Italy keeps a record of the objecting doctors. According to data from the Ministry of Health, between 1997 and 2016 there was a 12.9% increase in the number of gynecologists who refuse to perform abortions on moral grounds, from 62.8% to 70.9%, the highest percentage ever recorded. As of 2016 the percentage is higher than the national average in Southern Italy (83.5%) and Sicily and Sardinia (77.7%), and lower in Central (70.1%) and Northern Italy (63.9%). The percentage is growing in all the macroregions except the North. As a result, voluntary abortion is performed only in 60% of the hospitals of the country. Also, non-objecting doctors suffer discrimination, and -in some provinces- needs to perform record-numbers of abortions, up to 15.8 per week in the province of Taranto (Apulia) or 12.2 in the province of Catania (Sicily).

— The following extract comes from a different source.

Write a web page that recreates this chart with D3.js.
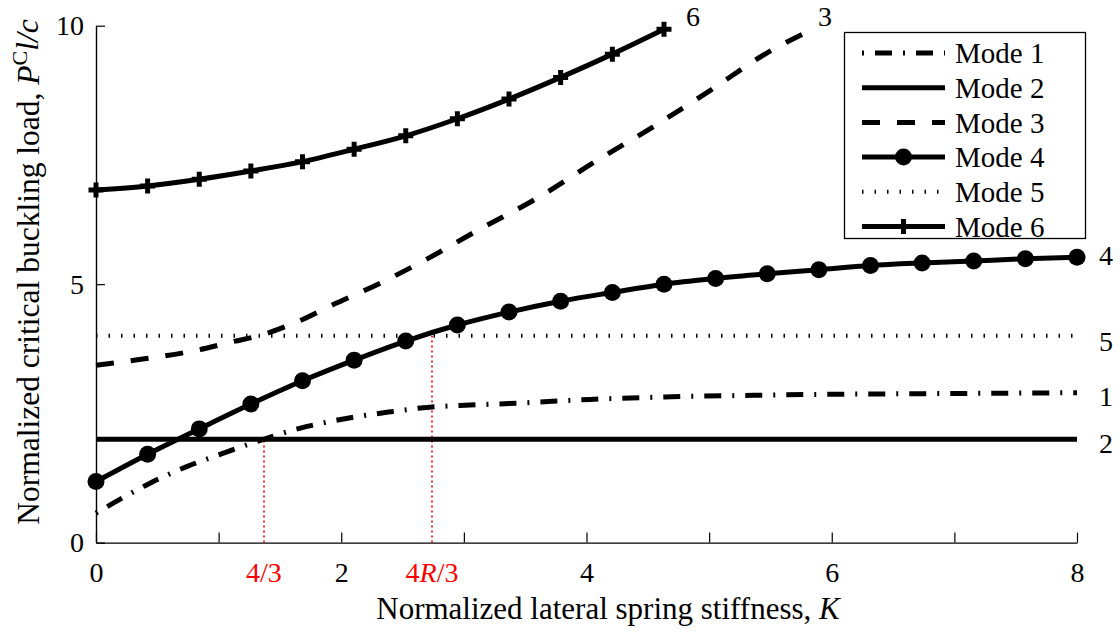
<!DOCTYPE html>
<html>
<head>
<meta charset="utf-8">
<script src="https://cdn.jsdelivr.net/npm/d3@7"></script>
<style>
  html, body { margin: 0; padding: 0; background: #fff; }
  svg { display: block; }
  text { font-family: "Liberation Serif", "Times New Roman", serif; fill: #000; }
</style>
</head>
<body>
<svg id="chart" width="1120" height="632"></svg>
<script>
// ---------- data ----------
const xTicks = [0, 1, 2, 3, 4, 5, 6, 7, 8];
const xTickLabels = ["0", "", "2", "", "4", "", "6", "", "8"];
const yTicks = [0, 5, 10];
const yTickLabels = ["0", "5", "10"];

// marker grid (K)
const kMarkers = [0, 0.421, 0.842, 1.263, 1.684, 2.105, 2.526, 2.947, 3.368, 3.789,
                  4.211, 4.632, 5.053, 5.474, 5.895, 6.316, 6.737, 7.158, 7.579, 8];

// Mode 1 (dash-dot)
const mode1K = [0, 0.22, 0.44, 0.74, 1.04, 1.34, 1.66, 2.04, 2.40, 2.72, 3.05, 3.37, 4.03, 4.69, 5.37, 6.05, 6.71, 7.39, 8];
const mode1P = [0.57, 0.87, 1.15, 1.47, 1.73, 1.98, 2.21, 2.40, 2.53, 2.62, 2.66, 2.69, 2.77, 2.82, 2.85, 2.87, 2.88, 2.89, 2.90];

// Mode 2 (solid, constant)
const mode2K = [0, 8];
const mode2P = [2, 2];

// Mode 3 (dashed)
const mode3K = [0, 0.41, 0.82, 1.12, 1.34, 1.64, 1.93, 2.3, 2.64, 3.12, 3.61, 4.05, 4.54, 5.01, 5.47, 5.88];
const mode3P = [3.43, 3.56, 3.72, 3.89, 4.01, 4.27, 4.60, 5.00, 5.41, 6.05, 6.68, 7.34, 8.04, 8.75, 9.47, 9.97];

// Mode 4 (solid with circles), at kMarkers
const mode4P = [1.18, 1.71, 2.20, 2.68, 3.13, 3.53, 3.90, 4.21, 4.46, 4.67,
                4.84, 5.00, 5.11, 5.20, 5.28, 5.36, 5.41, 5.45, 5.49, 5.52];

// Mode 5 (dotted, constant)
const mode5K = [0, 8];
const mode5P = [4, 4];

// Mode 6 (solid with plus), at first 12 kMarkers
const mode6P = [6.82, 6.90, 7.03, 7.19, 7.37, 7.61, 7.87, 8.20, 8.58, 9.00, 9.45, 9.93];

// Red reference lines
const refK = [1.37, 2.74];
const refP = [2, 4];
const refLabels = [["4/3"], ["4", "R", "/3"]];

const legendLabels = ["Mode 1", "Mode 2", "Mode 3", "Mode 4", "Mode 5", "Mode 6"];
const endLabels = ["1", "2", "3", "4", "5", "6"];

// ---------- setup ----------
const svg = d3.select("#chart");
const x = d3.scaleLinear().domain([0, 8]).range([96, 1077]);
const y = d3.scaleLinear().domain([0, 10]).range([542.6, 25.7]);

const zip = (ks, ps) => ks.map((k, i) => [k, ps[i]]);
const mode1 = zip(mode1K, mode1P);
const mode2 = zip(mode2K, mode2P);
const mode3 = zip(mode3K, mode3P);
const mode4 = zip(kMarkers, mode4P);
const mode5 = zip(mode5K, mode5P);
const mode6 = zip(kMarkers.slice(0, mode6P.length), mode6P);

const line = d3.line().x(d => x(d[0])).y(d => y(d[1])).curve(d3.curveMonotoneX);
const lineStraight = d3.line().x(d => x(d[0])).y(d => y(d[1]));

const styles = [
  { dash: "2,11,17,11", w: 5 },  // mode1
  { dash: null, w: 5 },          // mode2
  { dash: "18,17", w: 5 },       // mode3
  { dash: null, w: 5 },          // mode4
  { dash: "1.5,11", w: 4 },      // mode5
  { dash: null, w: 5 },          // mode6
];

// ---------- axes ----------
const xAxis = d3.axisBottom(x).tickValues(xTicks)
  .tickFormat((d, i) => xTickLabels[i]).tickSizeInner(-10).tickSizeOuter(0).tickPadding(20);
const gx = svg.append("g").attr("transform", `translate(0,${y(0)})`).call(xAxis);
gx.attr("font-family", null);
gx.select(".domain").attr("stroke-width", 1.4);
gx.selectAll(".tick line").attr("stroke-width", 1.2);
gx.selectAll(".tick text").attr("font-size", 28).attr("dy", "0.71em");

const yAxis = d3.axisLeft(y).tickValues(yTicks)
  .tickFormat((d, i) => yTickLabels[i]).tickSizeInner(-9).tickSizeOuter(0).tickPadding(12);
const gy = svg.append("g").attr("transform", `translate(${x(0)},0)`).call(yAxis);
gy.attr("font-family", null);
gy.select(".domain").attr("stroke-width", 1.4);
gy.selectAll(".tick line").attr("stroke-width", 1.2);
gy.selectAll(".tick text").attr("font-size", 28);

// ---------- red reference lines ----------
refK.forEach((k, i) => {
  svg.append("line")
    .attr("x1", x(k)).attr("x2", x(k))
    .attr("y1", y(0)).attr("y2", y(refP[i]))
    .attr("stroke", "#ff0000").attr("stroke-width", 1.6).attr("stroke-dasharray", "2,3");
  const t = svg.append("text").attr("x", x(k)).attr("y", y(0) + 20).attr("dy", "0.71em")
    .attr("text-anchor", "middle").attr("font-size", 28);
  refLabels[i].forEach(s => {
    t.append("tspan").text(s).style("fill", "#ff0000")
      .attr("font-style", s === "R" ? "italic" : "normal");
  });
});

// ---------- series ----------
const plot = svg.append("g");
const series = [mode1, mode2, mode3, mode4, mode5, mode6];
series.forEach((data, i) => {
  const gen = (i === 1 || i === 4) ? lineStraight : line;
  const p = plot.append("path").datum(data)
    .attr("d", gen).attr("fill", "none").attr("stroke", "#000")
    .attr("stroke-width", styles[i].w);
  if (styles[i].dash) p.attr("stroke-dasharray", styles[i].dash);
});

// markers
plot.selectAll("circle.m4").data(mode4).join("circle")
  .attr("class", "m4").attr("cx", d => x(d[0])).attr("cy", d => y(d[1])).attr("r", 8.5).attr("fill", "#000");

const plusPath = (cx, cy, a) => `M${cx - a},${cy}H${cx + a}M${cx},${cy - a}V${cy + a}`;
plot.selectAll("path.m6").data(mode6).join("path")
  .attr("class", "m6").attr("d", d => plusPath(x(d[0]), y(d[1]), 7.5))
  .attr("stroke", "#000").attr("stroke-width", 5).attr("fill", "none");

// ---------- end labels ----------
const endOffsets = [[22, 4], [22, 4], [8, -11], [22, -2], [22, 5], [29, -13]];
series.forEach((data, i) => {
  const last = data[data.length - 1];
  svg.append("text")
    .attr("x", x(last[0]) + endOffsets[i][0])
    .attr("y", y(last[1]) + endOffsets[i][1])
    .attr("dy", "0.35em")
    .attr("text-anchor", i === 2 || i === 5 ? "middle" : "start")
    .attr("font-size", 28).text(endLabels[i]);
});

// ---------- legend ----------
const lg = svg.append("g");
lg.append("rect").attr("x", 844.5).attr("y", 32.5).attr("width", 241).attr("height", 206)
  .attr("fill", "#fff").attr("stroke", "#000").attr("stroke-width", 1.3);
legendLabels.forEach((lab, i) => {
  const ly = 53 + i * 34.7;
  const l = lg.append("line").attr("x1", 862).attr("x2", 945).attr("y1", ly).attr("y2", ly)
    .attr("stroke", "#000").attr("stroke-width", styles[i].w);
  if (styles[i].dash) l.attr("stroke-dasharray", styles[i].dash);
  if (i === 3) lg.append("circle").attr("cx", 903.5).attr("cy", ly).attr("r", 8.5).attr("fill", "#000");
  if (i === 5) lg.append("path").attr("d", plusPath(903.5, ly, 7.5)).attr("stroke", "#000").attr("stroke-width", 5);
  lg.append("text").attr("x", 955).attr("y", ly).attr("dy", "0.35em").attr("font-size", 29).text(lab);
});

// ---------- axis titles ----------
svg.append("text").attr("x", 608).attr("y", 608).attr("dy", "0.35em")
  .attr("text-anchor", "middle").attr("font-size", 31)
  .call(t => {
    t.append("tspan").text("Normalized lateral spring stiffness, ");
    t.append("tspan").attr("font-style", "italic").text("K");
  });

svg.append("text").attr("transform", "translate(28,272) rotate(-90)")
  .attr("text-anchor", "middle").attr("dy", "0.35em").attr("font-size", 31.5)
  .call(t => {
    t.append("tspan").text("Normalized critical buckling load, ");
    t.append("tspan").attr("font-style", "italic").text("P");
    t.append("tspan").attr("font-size", 22).attr("dy", "-0.55em").text("C");
    t.append("tspan").attr("font-style", "italic").attr("dy", "0.35em").text("l/c");
  });
</script>
</body>
</html>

A resolution by the Council of Europe has found several violations of the European Social Charter in the situation:
- right to protection of health (art. 11) of women seeking abortion;
- right to work (art. 1) and to dignity at work (art. 26) of non-objecting medical practitioners, because of different treatment and moral harassment.

====Poland====

The Constitutional Tribunal "abolished a requirement that medical professionals who refuse to provide health services refer patients to an alternate medical provider".

====Portugal====

Abortion was legalised in Portugal in 2007. The law allows conscientious objection and many doctors refuse to perform abortion, making it difficult for women to access it.

====United Kingdom====

In England and Wales and Scotland, medical staff has the right to refuse to participate in abortion because of conscientious objection. Section 4 of the Abortion Act 1967 (which does not extend in Northern Ireland, where abortion is prohibited under most circumstances) states:

(1) Subject to subsection (2) of this section, no person shall be under any duty, whether by contract or by any statutory or other legal requirement, to participate in any treatment authorised by this Act to which he has a conscientious objection:

Provided that in any legal proceedings the burden of proof of conscientious objection shall rest on the person claiming to rely on it.

(2) Nothing in subsection (1) of this section shall affect any duty to participate in treatment which is necessary to save the life or to prevent grave permanent injury to the physical or mental health of a pregnant woman.

(3) In any proceedings before a court in Scotland, a statement on oath by any person to the effect that he has a conscientious objection to participating in any treatment authorised by this Act shall be sufficient evidence for the purpose of discharging the burden of proof imposed upon him by subsection (1) of this section.

===Oceania ===
====New Zealand====

In New Zealand, Conscientious Objection in Abortion is supported by legislation and employment was protected against discrimination, however, in 2020, this protection was partially removed where it causes unreasonable disruption to an employers services.